Contrary to the wishes of CBC legal “experts,” property rights upheld in B.C. Court of Appeal
By Derek From
This spring, CBC reported that a decades-long legal battle in B.C. “exposed gaps in provincial legislation” related to property rights.
The decision from the B.C. Court of Appeal is an important restatement of the law regarding property owners’ legal authority to deny trespassers access to agricultural lands.
The battle concerned a privately-owned parcel of ranch land in the B.C. interior that cut off access to two publicly-owned lakes making it impossible for the members of a nearby recreational club to access the lakes without crossing private land.
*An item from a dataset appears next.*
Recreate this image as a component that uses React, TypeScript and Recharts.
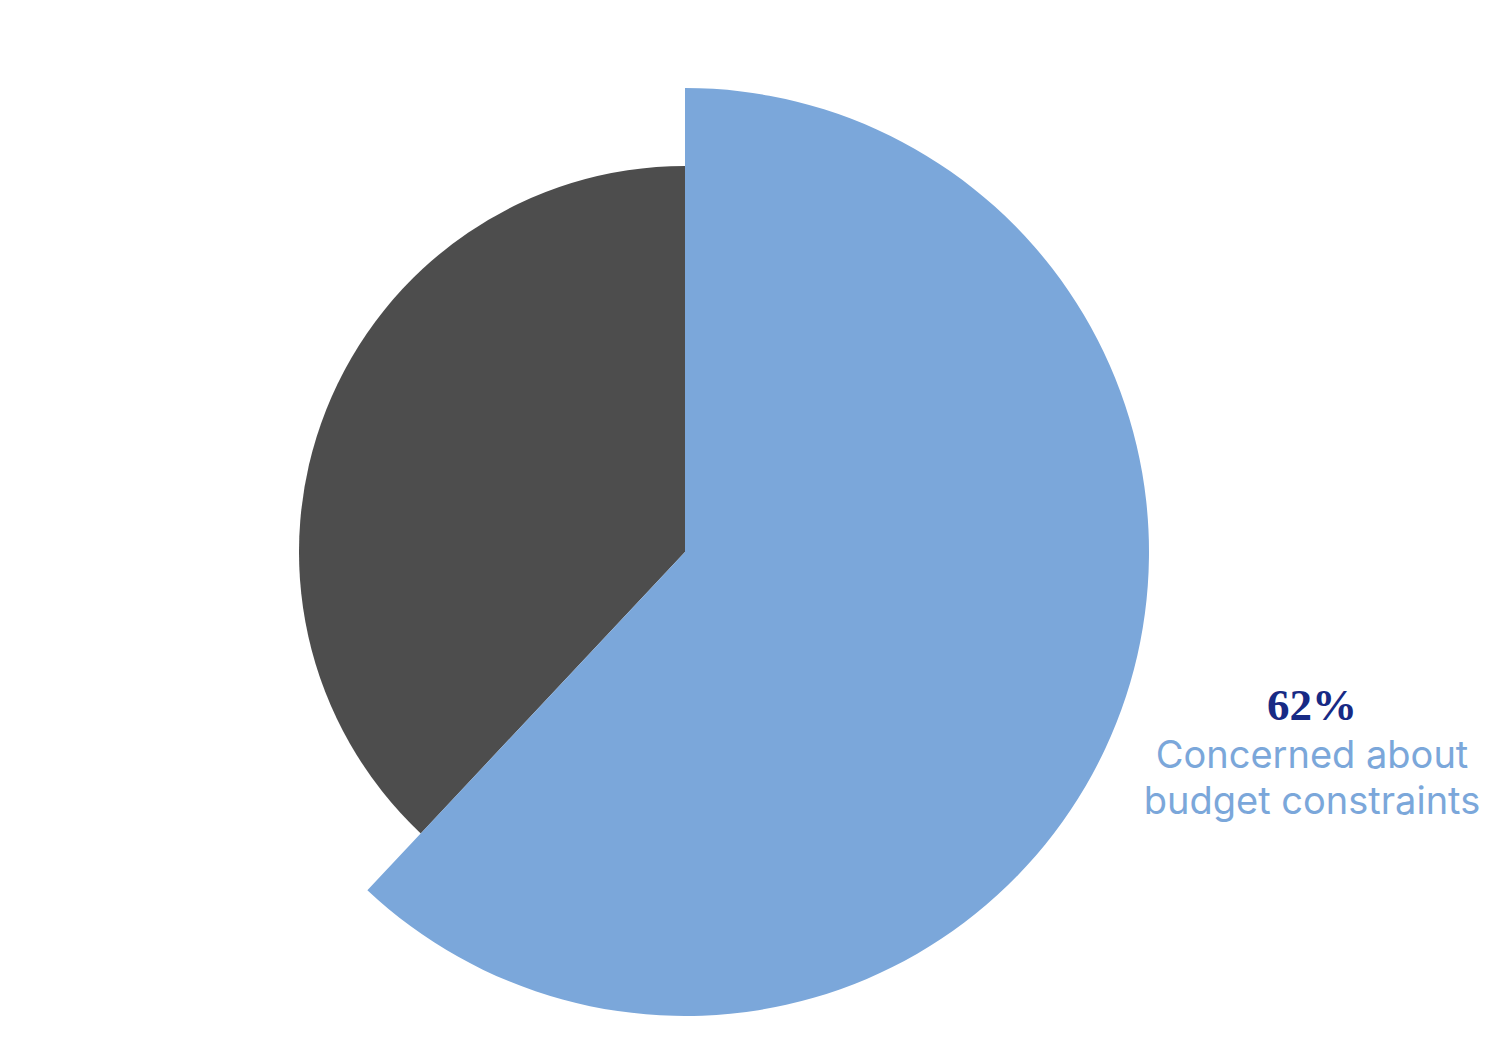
import React from "react";
import { PieChart, Pie, Cell } from "recharts";

const categories = ["Concerned about budget constraints", "Other"];
const values = [62, 38];
const sliceColors = ["#7BA7DA", "#4D4D4D"];
const labelLines = ["Concerned about", "budget constraints"];

const data = categories.map((name, i) => ({ name, value: values[i] }));

const CX = 685;
const CY = 552;

export default function App() {
  const renderLabel = (props: any) => {
    if (props.index !== 0) return null;
    const x = props.cx + 627;
    const y = props.cy + 168;
    return (
      <g>
        <text
          x={x}
          y={y}
          textAnchor="middle"
          fill="#172A85"
          style={{ fontFamily: "'Liberation Serif', 'Times New Roman', serif", fontWeight: 700, fontSize: 45 }}
        >
          {`${values[0]}%`}
        </text>
        {labelLines.map((line, i) => (
          <text
            key={line}
            x={x}
            y={y + 48 + i * 46}
            textAnchor="middle"
            fill="#7BA7DA"
            style={{ fontFamily: "Inter, 'Noto Sans', sans-serif", fontSize: 38 }}
          >
            {line}
          </text>
        ))}
      </g>
    );
  };

  return (
    <div style={{ position: "absolute", left: 0, top: 0, width: 1500, height: 1055, background: "#fff" }}>
      <PieChart width={1500} height={1055} margin={{ top: 0, right: 0, bottom: 0, left: 0 }}>
        <Pie
          data={data}
          dataKey="value"
          cx={CX}
          cy={CY}
          startAngle={90}
          endAngle={-270}
          innerRadius={0}
          outerRadius={386}
          stroke="none"
          isAnimationActive={false}
          labelLine={false}
          label={false}
        >
          {data.map((d, i) => (
            <Cell key={`g-${i}`} fill={i === 1 ? sliceColors[1] : "transparent"} />
          ))}
        </Pie>
        <Pie
          data={data}
          dataKey="value"
          cx={CX}
          cy={CY}
          startAngle={90}
          endAngle={-270}
          innerRadius={0}
          outerRadius={464}
          stroke="none"
          isAnimationActive={false}
          labelLine={false}
          label={renderLabel}
        >
          {data.map((d, i) => (
            <Cell key={`b-${i}`} fill={i === 0 ? sliceColors[0] : "transparent"} />
          ))}
        </Pie>
      </PieChart>
    </div>
  );
}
The court decided that even though the lakes were publicly owned, the recreational club members were not permitted to trespass in order to use them.
“Weak legal recognition of property rights inevitably leads to a tragedy of the commons where scarce resources are squandered...”
Legal experts, CBC’s narrative claimed, bemoaned the decision saying, “There has to be a common solution that respects private property rights but at the same time acknowledges there is a public right to access public resources.”
Wait... a public right to access public resources? That is nothing short of a gross misrepresentation of what was at issue in this case.
This case was about whether members of a recreational club could enter and use a rancher’s land without authorization to access the lakes. It was a trespass case. It was a property rights case.
This gap-in-the-law hypothesis proffered by CBC’s legal expert is an unabashed plea to undermine hundreds of years of case law that developed the important institution of property rights, and all on account of a perceived (and fake) harm. Experts of all stripes should be more circumspect when offering policy recommendations that are out of step with the legal traditions that have served us so well.
Even though Canada’s Constitution, written and unwritten, contains no specific mention of property rights, making it nearly one-of-a-kind in the entire world, these fundamentally important rights are protected by Canadian law and custom.
In 1978, the Supreme Court of Canada said the Anglo-Canadian legal tradition has historically “recognized, as a fundamental freedom, the right of the individual to the enjoyment of property and the right not to be deprived thereof, or any interest therein, saved by the due process of law.”
Property rights are often described as a “bundle of rights” which include, among other things, the legal authority to possess and control and to exclude others from what is yours. When these legal rights are present at once, it comes close to what people mean by “ownership.”
Property rights have a long history in our tradition because they more regularly lead to better results than any alternative would. Property rights make prosperity and security possible by rewarding development and innovation. They lead to improved productivity and efficiency while promoting the type of society where we are free to pursue our own good in our own way without undue interference. Thankfully, this is our tradition.
Alternatively, attenuated and weak legal recognition of property rights inevitably leads to a tragedy of the commons where scarce resources are squandered because, without a clear proprietary interest, there is no incentive to preserve, maintain or improve. Societies with weak legal protection for property rights have more conflict and violence, citizens are more frequently pitted against each other and it’s always vulnerable groups that inevitably bear a disproportionate burden.
An interesting side note is that the ranch owner — the Douglas Lake Cattle Company — did attempt to meet public demand halfway. The company built a lodge offering guests legal access to the lakes and the invitation to enjoy its land. It seemed like a reasonable compromise. But that was not enough. The club members want to use the land on their terms, not the property owner’s, and want to have the same right to control the land.
Unlike what some experts might say, the Court of Appeal’s decision is a good one. It recognizes both the instrumental value and fundamental importance of allowing property owners to possess, control and exclude. Property rights should allow ranchers to prevent trespassers from interfering with ranching operations. Disputes like this should not be transformed into a negotiation between a legally recognized property owner and interlopers who, without legal authority, want to use someone else’s land for their own benefit.
Property rights should be sacrosanct and inviolable. Reading the decision, a successful appeal to the Supreme Court of Canada overturning this ruling is unlikely. And for the moment at least, the Douglas Lake Cattle Company and all property owners can breathe a sigh of relief.
Derek From is an associate at WKA Lawyers in Airdrie, Alta. He was raised in Saskatchewan and earned degrees in religious studies, philosophy and law from Briercrest College and Seminary, the University of Waterloo and Western University respectively. After graduating from law school, From practised constitutional law with the Canadian Constitution Foundation for over 10 years. During that time, he advocated for individual liberty, limited government and property rights while frequently appearing in the broadcast and print media discussing constitutional and policy issues.